03 October 2006

Shia Syncretism and Parallels Elsewhere

In the days of the British Raj in India, Ashoura was an important date on the calendar of colonial officials, who inevitably had to contend with Shia customs and procession routes that raised Sunni hackles and, at times, Hindu objections.... Every year British administrators would brace themselves for fights and riots and negotiate Shia procession itineraries and rules of conduct for each community. Today British administrators do much the same thing in Northern Ireland, when the late spring and summer "marching season" sees groups such as the Protestant Orange Lodge approach with demands to process through Catholic neighborhoods.

Ashoura's powerful focus on sorrow (azadari) and pageantry has a parallel in Catholic Lenten rituals, such as the Holy Week and Good Friday "Way of the Cross" processions and Passion plays that preface Easter Sunday observances in many places. Even the more extreme practices of some Shias, such as shedding one's own blood through a small cut on the scalp, resemble rituals such as those of the Penitentes, a lay Catholic brotherhood originally formed on the Iberian Peninsula. In rural southern Colorado and northern New Mexico, Penitentes hold special Holy Week reenactments of Christ's sufferings. They wear crowns of thorns and carry heavy crosses, and are even tied to the crosses and raised from the ground. Shias congregate in husayniyas (abodes of Husayn)—known as imambaras (courts of the imam) in South Asia—where they pray, chant, and lament Husayn's death. This too has a parallel in the Penitentes' moradas (places of worship), where they mark the sufferings of Christ.

Ashoura is a time of commemoration and penance for the vices and errors of humanity. The first Ashoura observance appears to have taken place in 684 C.E., four years after Husayn's death, when a group of penitents gathered at Karbala with blackened faces and torn garments. Every year since, the Shia have shown that they continue to share in the day's sorrow. Scholars have drawn attention to the resemblances between the rituals of Ashoura and pre-Islamic Iranian and Mesopotamian rites celebrating cosmic renewal, as well as rituals surrounding the death of Dionysus in Greek mythology and Osiris in Egyptian mythology. The Shia's narrative of sorrow and faith was similarly enacted in the perennial language of ancient civilizations.

Over the years and the miles, the Shia faithful have adapted Ashoura to variations in local culture. As a result, an observance at Lucknow, in northern India, looks quite different in some ways from one in Nabatiye, in southern Lebanon. In Iraq, hundreds of thousands walk long distances to Karbala, sometimes in scorching summer heat, much as Catholic pilgrims still march between the cathedrals of Notre Dame de Paris and Chartres in France.
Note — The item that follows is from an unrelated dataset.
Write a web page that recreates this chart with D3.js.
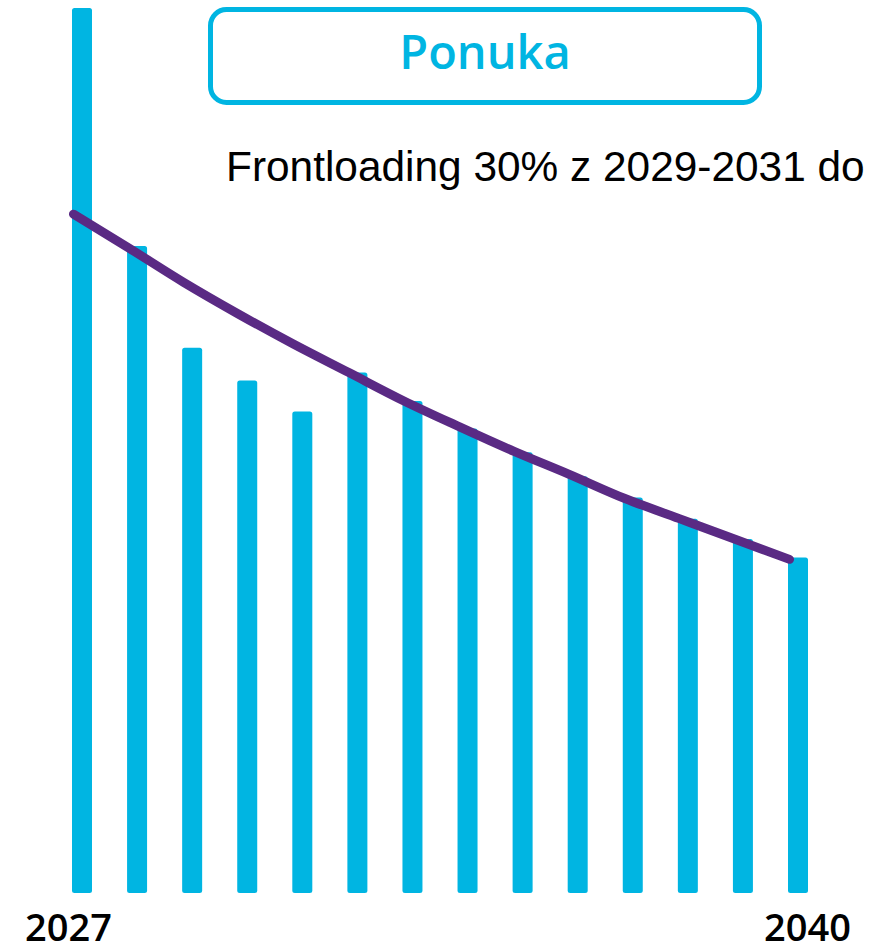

Ashoura in northern India reflects contact with Hindu symbols and festivals. Many of its practices, while recognizable to local Hindus, would seem strange in the eyes of Shias from the Middle East.

Elephants led the processions of the royal Ashouras in Lucknow in the nineteenth century, and the crowd carried large replicas of the grand Shia places of worship in Lucknow and Iraq on their shoulders for many hours.... In Awadh in the nineteenth century, Hindus routinely participated in Ashoura. They adopted Husayn as the god of death, "his bloodstained horse and severed head lifted aloft on Umayyad staves presenting no less terrible an aspect than Kali Durga with her necklace of skulls." Hindu influence shaped Ashoura rituals—for instance, extending the festival to ten days, the same as the festival of the goddess Durga. In Hyderabad, in southern India, it is customary for Hindu fakirs, with red streaks painted on their faces, and equipped with drums and whips, to walk in front of the main Ashoura procession. They flagellate themselves as they ask onlookers for alms in Imam Husayn's name. Incense sticks burn in urns, in the tradition of Hindu religious gatherings in congregations for prayers or the reading of dirges. Hindus come to these meetings dressed in the saffron color of their religion, which provides a sharp contrast to the black worn by Shias. Before leaving, the Hindu visitors stoop over the urns and rub the ash of the incense on their eyelids, paying homage to Imam Husayn and receiving his blessing in the ways of their religion.